Instructions for the task: Data follows below. Repeat exactly the lines between the line holding "Write the Plotly code for this chart." and the line holding "import plotly.graph_objects as go", inclusive, and nothing more; drop pictures.
── Listed entries ──
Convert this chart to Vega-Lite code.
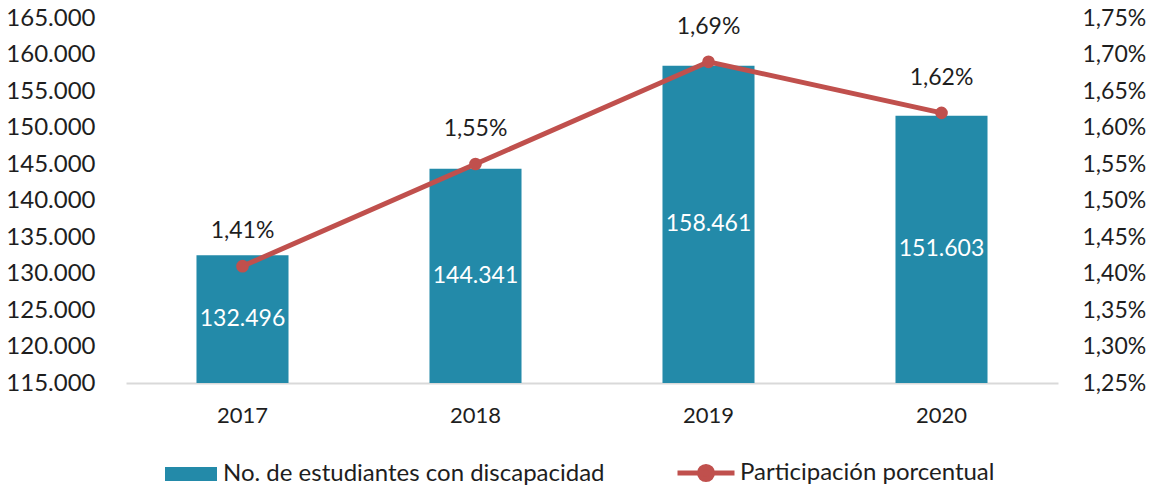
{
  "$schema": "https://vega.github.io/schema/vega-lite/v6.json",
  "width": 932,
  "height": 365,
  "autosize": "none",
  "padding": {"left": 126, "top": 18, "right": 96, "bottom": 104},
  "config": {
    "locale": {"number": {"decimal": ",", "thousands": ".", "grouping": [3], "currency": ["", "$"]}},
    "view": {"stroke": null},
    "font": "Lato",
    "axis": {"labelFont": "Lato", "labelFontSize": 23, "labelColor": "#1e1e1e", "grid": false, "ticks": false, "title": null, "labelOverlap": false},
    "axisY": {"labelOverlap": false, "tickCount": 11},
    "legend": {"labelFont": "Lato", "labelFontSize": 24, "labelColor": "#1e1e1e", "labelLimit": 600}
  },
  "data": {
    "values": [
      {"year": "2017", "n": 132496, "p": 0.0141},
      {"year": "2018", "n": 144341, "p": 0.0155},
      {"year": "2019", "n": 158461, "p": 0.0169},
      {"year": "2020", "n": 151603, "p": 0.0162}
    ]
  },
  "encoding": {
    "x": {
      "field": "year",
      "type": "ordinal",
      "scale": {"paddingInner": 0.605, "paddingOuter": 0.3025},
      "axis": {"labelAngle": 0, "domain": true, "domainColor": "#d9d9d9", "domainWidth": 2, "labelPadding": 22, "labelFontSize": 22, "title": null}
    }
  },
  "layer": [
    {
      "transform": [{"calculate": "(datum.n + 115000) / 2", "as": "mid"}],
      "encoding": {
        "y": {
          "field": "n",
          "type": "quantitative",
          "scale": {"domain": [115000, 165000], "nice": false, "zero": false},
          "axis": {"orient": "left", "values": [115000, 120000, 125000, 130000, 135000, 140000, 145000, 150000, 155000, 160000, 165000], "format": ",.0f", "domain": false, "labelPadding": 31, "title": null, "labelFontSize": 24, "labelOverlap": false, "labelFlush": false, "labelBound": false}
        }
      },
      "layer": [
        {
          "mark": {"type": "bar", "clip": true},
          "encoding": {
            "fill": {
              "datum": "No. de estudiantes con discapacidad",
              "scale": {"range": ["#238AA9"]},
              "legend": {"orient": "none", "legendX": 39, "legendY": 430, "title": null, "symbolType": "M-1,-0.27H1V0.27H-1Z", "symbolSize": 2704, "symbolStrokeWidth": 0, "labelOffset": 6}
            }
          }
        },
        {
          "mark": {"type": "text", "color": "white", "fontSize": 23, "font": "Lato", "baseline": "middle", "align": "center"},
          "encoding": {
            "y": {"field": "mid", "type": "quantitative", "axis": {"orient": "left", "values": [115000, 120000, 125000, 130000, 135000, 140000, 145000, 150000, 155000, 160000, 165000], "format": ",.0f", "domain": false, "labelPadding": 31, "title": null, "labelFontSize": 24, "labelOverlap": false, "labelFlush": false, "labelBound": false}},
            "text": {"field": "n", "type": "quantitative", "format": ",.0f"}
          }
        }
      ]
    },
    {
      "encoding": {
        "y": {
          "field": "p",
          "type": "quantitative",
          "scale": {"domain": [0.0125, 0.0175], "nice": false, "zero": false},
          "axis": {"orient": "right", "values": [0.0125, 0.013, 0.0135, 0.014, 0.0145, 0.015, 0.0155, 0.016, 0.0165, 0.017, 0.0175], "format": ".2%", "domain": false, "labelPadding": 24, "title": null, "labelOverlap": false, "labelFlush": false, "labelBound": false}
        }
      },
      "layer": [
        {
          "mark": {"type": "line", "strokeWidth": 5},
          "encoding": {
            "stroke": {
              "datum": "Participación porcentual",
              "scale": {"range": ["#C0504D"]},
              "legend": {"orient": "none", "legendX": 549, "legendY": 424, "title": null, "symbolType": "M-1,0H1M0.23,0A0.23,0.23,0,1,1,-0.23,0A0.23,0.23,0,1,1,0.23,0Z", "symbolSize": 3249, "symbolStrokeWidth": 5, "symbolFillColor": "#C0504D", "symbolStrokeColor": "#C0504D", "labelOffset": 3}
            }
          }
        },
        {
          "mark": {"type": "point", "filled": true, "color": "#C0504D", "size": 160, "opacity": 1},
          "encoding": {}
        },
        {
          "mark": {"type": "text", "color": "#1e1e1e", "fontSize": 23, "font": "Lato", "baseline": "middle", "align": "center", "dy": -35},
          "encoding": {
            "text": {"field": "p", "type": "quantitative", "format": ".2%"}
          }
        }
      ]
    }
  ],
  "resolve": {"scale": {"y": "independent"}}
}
───
── Listed entries ──
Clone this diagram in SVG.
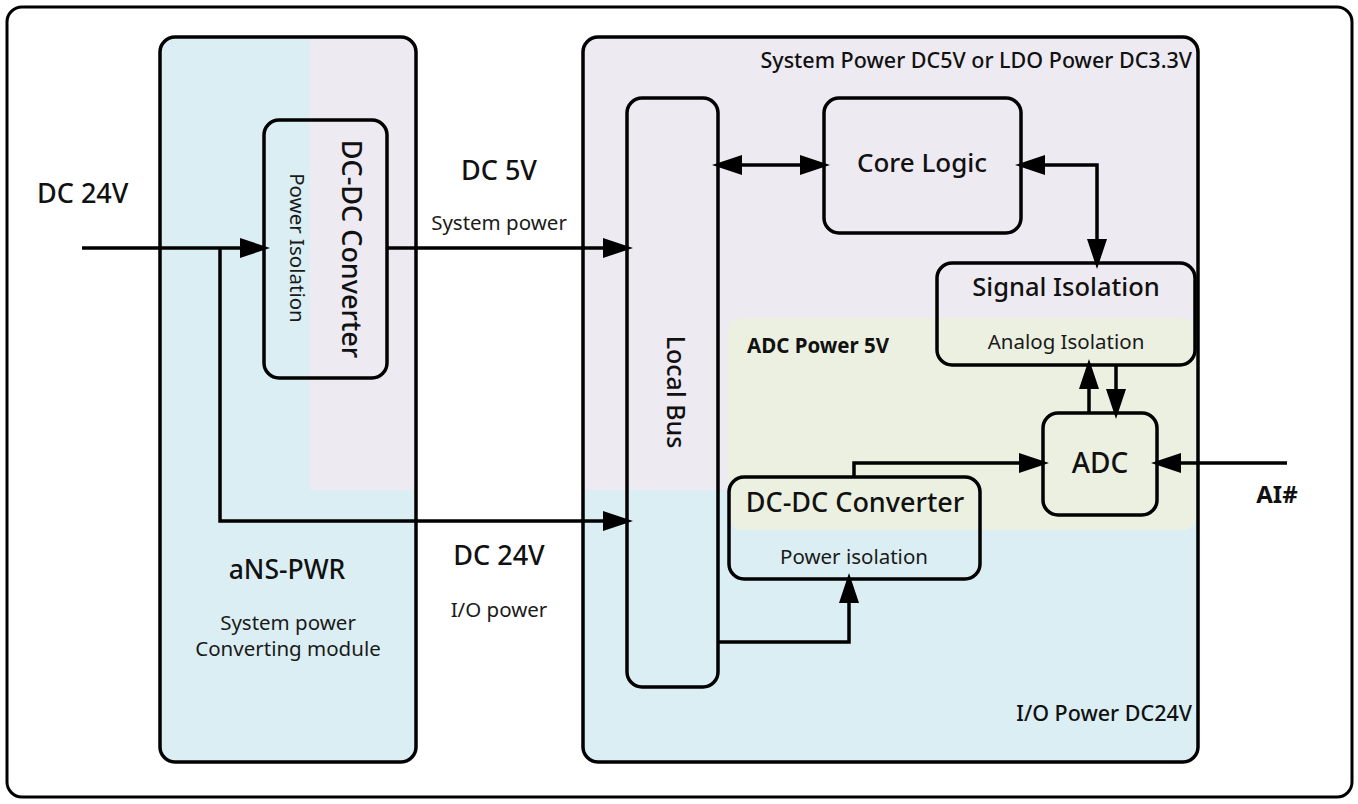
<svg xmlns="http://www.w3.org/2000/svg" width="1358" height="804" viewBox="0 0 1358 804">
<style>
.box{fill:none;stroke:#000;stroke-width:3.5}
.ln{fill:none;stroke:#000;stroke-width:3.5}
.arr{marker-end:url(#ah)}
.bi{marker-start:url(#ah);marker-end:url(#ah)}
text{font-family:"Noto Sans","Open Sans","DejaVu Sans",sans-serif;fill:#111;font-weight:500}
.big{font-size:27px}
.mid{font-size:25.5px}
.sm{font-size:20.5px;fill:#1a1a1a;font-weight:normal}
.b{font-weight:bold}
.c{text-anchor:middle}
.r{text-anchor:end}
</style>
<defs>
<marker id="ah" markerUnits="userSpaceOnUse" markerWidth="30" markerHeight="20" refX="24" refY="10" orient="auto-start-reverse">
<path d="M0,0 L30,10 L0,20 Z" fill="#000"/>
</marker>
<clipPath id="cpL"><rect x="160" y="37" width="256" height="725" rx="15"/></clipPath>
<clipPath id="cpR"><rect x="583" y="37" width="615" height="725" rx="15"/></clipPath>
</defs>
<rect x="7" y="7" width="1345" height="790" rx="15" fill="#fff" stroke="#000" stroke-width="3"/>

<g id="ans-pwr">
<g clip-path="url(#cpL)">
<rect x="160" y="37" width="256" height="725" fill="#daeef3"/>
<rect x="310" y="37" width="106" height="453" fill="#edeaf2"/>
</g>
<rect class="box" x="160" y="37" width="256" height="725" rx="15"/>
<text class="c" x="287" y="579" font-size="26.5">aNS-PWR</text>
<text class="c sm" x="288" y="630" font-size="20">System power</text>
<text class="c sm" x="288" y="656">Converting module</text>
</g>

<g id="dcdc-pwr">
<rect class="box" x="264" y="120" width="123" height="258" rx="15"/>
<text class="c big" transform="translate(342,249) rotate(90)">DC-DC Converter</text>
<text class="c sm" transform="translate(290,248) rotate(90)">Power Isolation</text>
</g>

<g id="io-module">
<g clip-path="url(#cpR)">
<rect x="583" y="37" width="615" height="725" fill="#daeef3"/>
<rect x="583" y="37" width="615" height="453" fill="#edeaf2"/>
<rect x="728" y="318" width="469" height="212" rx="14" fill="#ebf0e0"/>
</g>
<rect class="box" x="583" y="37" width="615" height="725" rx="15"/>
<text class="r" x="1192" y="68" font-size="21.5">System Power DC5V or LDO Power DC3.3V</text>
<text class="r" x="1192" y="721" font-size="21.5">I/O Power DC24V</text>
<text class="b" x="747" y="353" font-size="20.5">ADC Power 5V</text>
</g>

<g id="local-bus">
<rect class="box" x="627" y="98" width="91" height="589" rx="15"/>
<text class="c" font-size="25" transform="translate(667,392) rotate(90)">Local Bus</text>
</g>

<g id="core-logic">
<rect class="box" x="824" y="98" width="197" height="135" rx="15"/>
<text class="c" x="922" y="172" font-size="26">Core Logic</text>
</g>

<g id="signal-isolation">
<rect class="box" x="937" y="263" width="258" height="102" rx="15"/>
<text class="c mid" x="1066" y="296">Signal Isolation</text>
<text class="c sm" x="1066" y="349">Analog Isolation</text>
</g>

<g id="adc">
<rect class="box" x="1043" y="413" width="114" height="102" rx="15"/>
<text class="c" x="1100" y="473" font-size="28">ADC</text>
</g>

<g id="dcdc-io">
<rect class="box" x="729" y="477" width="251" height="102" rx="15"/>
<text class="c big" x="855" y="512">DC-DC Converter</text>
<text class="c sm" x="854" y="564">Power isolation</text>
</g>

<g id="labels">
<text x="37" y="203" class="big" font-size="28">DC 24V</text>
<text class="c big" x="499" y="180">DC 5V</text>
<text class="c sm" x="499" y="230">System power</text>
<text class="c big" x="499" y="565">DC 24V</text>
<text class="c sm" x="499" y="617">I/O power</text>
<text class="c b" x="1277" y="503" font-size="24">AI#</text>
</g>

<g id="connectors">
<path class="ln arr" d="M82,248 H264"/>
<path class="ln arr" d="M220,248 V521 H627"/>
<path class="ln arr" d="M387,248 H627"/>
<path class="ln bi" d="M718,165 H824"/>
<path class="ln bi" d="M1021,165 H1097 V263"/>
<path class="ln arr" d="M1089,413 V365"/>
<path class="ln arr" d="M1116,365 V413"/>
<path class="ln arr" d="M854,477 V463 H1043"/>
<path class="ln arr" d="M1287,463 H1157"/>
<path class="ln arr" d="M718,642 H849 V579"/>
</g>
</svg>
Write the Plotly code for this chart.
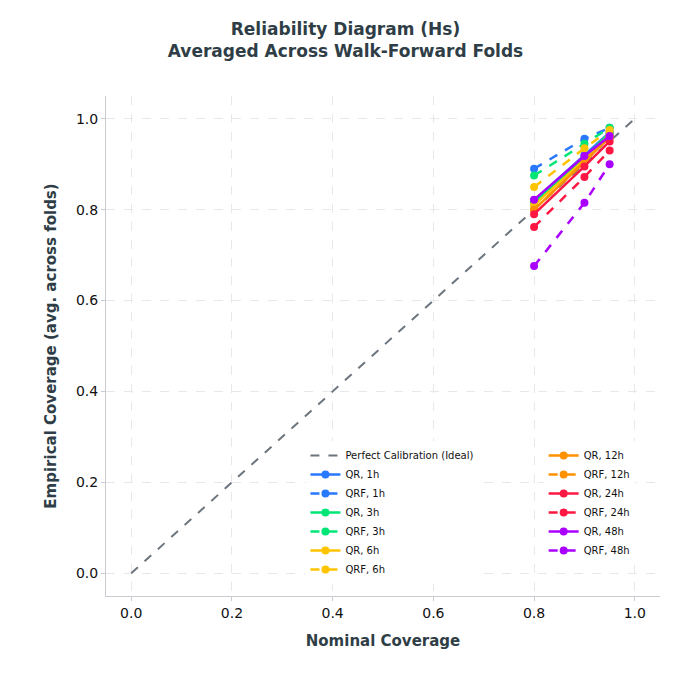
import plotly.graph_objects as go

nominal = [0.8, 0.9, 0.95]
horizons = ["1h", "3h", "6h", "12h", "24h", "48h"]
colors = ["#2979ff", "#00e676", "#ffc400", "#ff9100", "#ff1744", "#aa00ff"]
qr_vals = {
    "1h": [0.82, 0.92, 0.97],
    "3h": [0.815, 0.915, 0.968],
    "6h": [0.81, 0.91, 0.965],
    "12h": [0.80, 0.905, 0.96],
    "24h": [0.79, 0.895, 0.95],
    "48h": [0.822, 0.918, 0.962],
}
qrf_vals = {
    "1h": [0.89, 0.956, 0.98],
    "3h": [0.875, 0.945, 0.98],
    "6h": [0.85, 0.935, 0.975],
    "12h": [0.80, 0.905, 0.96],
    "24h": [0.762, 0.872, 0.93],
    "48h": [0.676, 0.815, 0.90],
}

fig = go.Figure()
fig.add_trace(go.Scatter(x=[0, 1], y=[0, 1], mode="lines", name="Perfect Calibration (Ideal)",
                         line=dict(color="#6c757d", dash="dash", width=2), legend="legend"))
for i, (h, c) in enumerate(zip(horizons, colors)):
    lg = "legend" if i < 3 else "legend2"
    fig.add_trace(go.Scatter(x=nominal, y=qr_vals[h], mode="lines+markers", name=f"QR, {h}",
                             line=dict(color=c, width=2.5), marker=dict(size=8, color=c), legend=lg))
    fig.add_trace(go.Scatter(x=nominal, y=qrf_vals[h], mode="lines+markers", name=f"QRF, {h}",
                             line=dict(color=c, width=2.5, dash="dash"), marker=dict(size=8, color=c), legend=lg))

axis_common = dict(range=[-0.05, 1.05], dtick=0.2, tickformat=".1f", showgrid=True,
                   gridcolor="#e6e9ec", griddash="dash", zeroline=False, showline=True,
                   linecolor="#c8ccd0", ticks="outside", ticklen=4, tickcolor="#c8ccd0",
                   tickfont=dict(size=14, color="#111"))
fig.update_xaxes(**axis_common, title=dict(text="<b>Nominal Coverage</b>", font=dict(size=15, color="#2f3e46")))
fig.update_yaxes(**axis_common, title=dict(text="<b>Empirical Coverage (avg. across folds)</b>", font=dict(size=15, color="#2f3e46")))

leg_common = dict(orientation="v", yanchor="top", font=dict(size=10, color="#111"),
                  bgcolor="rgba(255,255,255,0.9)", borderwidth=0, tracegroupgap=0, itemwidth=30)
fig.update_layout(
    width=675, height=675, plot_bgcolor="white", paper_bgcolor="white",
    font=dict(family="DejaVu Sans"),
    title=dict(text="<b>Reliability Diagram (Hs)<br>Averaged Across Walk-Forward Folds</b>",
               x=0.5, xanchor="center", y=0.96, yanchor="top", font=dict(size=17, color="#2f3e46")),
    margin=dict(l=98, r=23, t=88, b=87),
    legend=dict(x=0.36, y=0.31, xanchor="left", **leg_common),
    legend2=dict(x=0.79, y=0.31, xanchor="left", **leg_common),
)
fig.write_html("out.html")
───
── Listed entries ──
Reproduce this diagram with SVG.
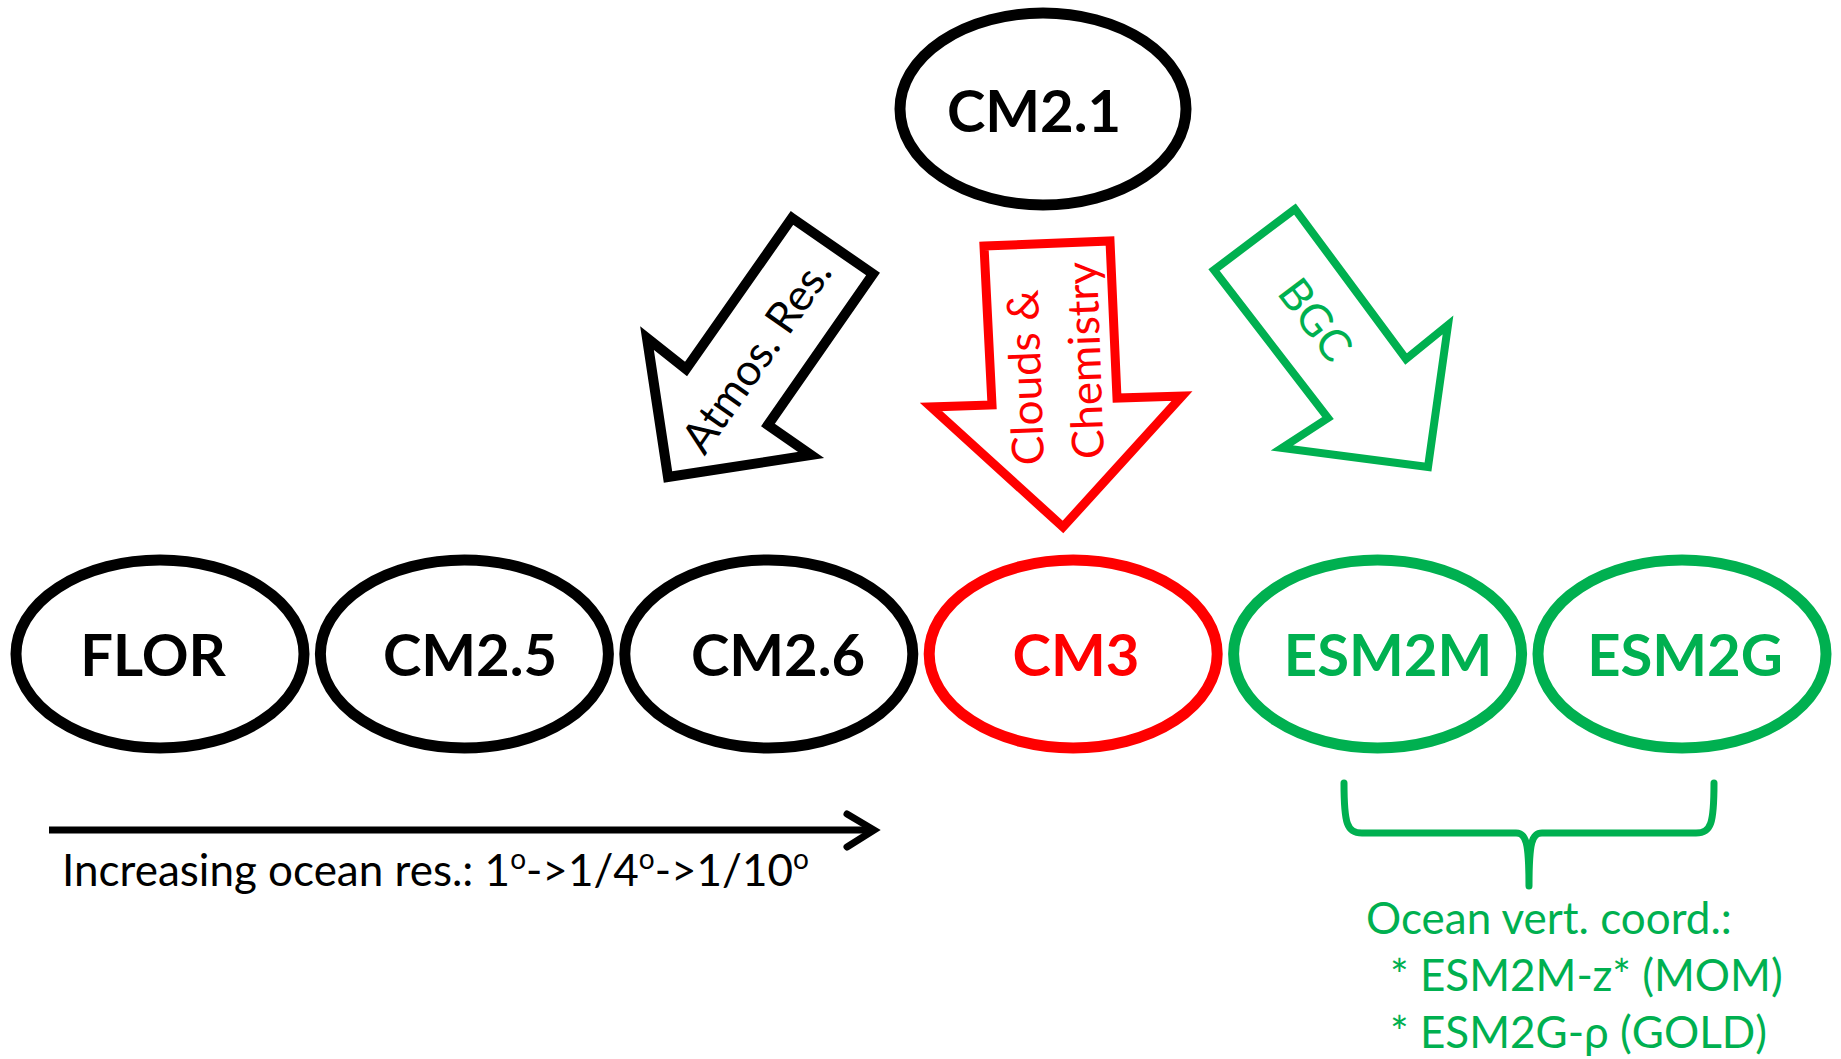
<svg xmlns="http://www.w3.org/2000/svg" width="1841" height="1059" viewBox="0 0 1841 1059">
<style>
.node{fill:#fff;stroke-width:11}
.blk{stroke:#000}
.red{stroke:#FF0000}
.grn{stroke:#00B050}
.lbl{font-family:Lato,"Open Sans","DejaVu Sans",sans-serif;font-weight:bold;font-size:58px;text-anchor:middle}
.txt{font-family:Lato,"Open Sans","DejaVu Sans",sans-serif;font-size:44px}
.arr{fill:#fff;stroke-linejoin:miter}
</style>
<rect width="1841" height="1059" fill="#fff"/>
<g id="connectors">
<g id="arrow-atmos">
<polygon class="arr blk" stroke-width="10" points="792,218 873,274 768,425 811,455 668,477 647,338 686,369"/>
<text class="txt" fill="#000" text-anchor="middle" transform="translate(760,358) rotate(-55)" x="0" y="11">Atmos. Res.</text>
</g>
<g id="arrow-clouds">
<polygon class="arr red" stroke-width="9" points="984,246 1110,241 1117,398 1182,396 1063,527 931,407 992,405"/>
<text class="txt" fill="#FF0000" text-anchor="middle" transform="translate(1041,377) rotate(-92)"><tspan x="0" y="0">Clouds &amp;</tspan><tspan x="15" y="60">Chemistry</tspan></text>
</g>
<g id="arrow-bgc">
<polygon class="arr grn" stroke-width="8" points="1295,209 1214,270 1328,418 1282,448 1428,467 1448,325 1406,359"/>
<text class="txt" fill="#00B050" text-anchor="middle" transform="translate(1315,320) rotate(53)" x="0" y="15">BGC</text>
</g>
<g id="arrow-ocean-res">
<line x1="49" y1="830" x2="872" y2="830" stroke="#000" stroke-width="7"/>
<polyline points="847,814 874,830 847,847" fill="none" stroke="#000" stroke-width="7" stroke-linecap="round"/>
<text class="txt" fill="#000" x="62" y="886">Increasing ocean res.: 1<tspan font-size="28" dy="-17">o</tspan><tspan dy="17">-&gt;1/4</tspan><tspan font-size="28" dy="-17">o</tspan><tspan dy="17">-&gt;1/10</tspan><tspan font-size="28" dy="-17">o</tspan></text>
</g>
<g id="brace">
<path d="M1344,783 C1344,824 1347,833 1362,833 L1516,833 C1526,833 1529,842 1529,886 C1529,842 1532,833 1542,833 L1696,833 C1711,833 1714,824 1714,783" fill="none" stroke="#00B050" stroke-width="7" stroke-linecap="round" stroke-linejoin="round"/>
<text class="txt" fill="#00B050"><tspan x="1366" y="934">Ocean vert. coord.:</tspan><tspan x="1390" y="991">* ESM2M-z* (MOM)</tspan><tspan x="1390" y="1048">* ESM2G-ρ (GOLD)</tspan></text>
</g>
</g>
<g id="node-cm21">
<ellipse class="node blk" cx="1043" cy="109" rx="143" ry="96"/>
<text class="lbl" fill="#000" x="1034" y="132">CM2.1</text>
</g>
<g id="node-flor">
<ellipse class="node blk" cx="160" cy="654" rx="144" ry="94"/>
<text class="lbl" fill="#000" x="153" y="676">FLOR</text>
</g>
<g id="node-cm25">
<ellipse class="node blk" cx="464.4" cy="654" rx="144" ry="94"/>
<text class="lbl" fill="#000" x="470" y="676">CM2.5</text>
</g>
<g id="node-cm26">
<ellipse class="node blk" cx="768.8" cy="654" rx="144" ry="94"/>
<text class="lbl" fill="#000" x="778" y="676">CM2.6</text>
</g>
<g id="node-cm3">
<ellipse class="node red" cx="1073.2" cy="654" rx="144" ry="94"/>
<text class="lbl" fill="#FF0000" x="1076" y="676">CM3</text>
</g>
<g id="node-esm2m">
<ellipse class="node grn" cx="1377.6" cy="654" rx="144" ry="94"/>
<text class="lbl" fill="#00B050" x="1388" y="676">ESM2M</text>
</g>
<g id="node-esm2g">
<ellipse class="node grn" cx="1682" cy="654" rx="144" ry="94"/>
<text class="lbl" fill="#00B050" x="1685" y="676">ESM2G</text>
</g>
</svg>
───
Answer to the exercise:
Write the Plotly code for this chart.
import plotly.graph_objects as go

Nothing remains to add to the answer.